By Todd French

Doctoral Candidate, Columbia University Department of Religion

“Without prayer it is not a monk, but a man in a black dress,” says a monk in a black cassock. And so the story begins to unfold of the ancient monologistos prayer, the Jesus Prayer, that has survived since at least the third century. Norris Chumley’s documentary film, Mysteries of the Jesus Prayer, navigates an interesting space between the ancient and contemporary world, giving us a glimpse into the prayer life of the Christian ascetic.

In the ancient world, one only had to walk down the road to an abandoned church or look up to the caves in the side of the hill to glimpse at the holy ascetic in action. In early Christianity, the movement was seemingly unstoppable. The ascetic Jerome (4th C.E) wrote that fifty thousand monks lived in Pachomian communities in Egypt. While the number was likely far smaller, it nevertheless reminds us that Christian ascetic practice was far more common in the past than it is today, now found most profoundly in the rarefied communities we see in Chumley’s film.

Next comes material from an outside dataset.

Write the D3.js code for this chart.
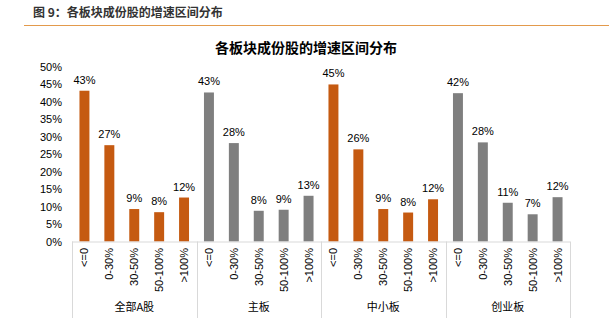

The ancient ascetic was present in society, yet seemingly out of touch. The most remarkable among were capable of extreme action that defied the rawest sensibilities. Often they exemplified holiness through their stench, sleepless prayer practices or their confounding of social norms. Holy fools like Symeon (7th C.E.), known for inappropriate behavior like feasting on cake during fast days and entering women’s bathhouses, was intent on showing that his holiness superseded worldly guidelines and transcended the boundaries of hunger and sexual desire. The famous stylites—monks who lived atop columns, some sixty feet in the air, on the outskirts of town—achieved a disconnection with society that could only mean one thing to the ancient passerby: connection with God.

In the past, people sought these holy persons with great zeal. In “The Rise and Function of the Holy Man in Late Antiquity,”  Peter Brown says these figures acted as rural patrons as much as liaisons to the divine. Has this changed over the course of two thousand years? Chumley’s film suggests there is a real continuity, as seen in the practice of reciting the Jesus Prayer. We watch school children kissing nuns’ hands and witness a haunting interview with one ascetic who would not even look up at the camera for fear of stepping into the sin of pride. Hidden in the desert or deep in the woods, these communities still attract tourists and those fascinated by the visage of holiness living in—but not always a part of—our world.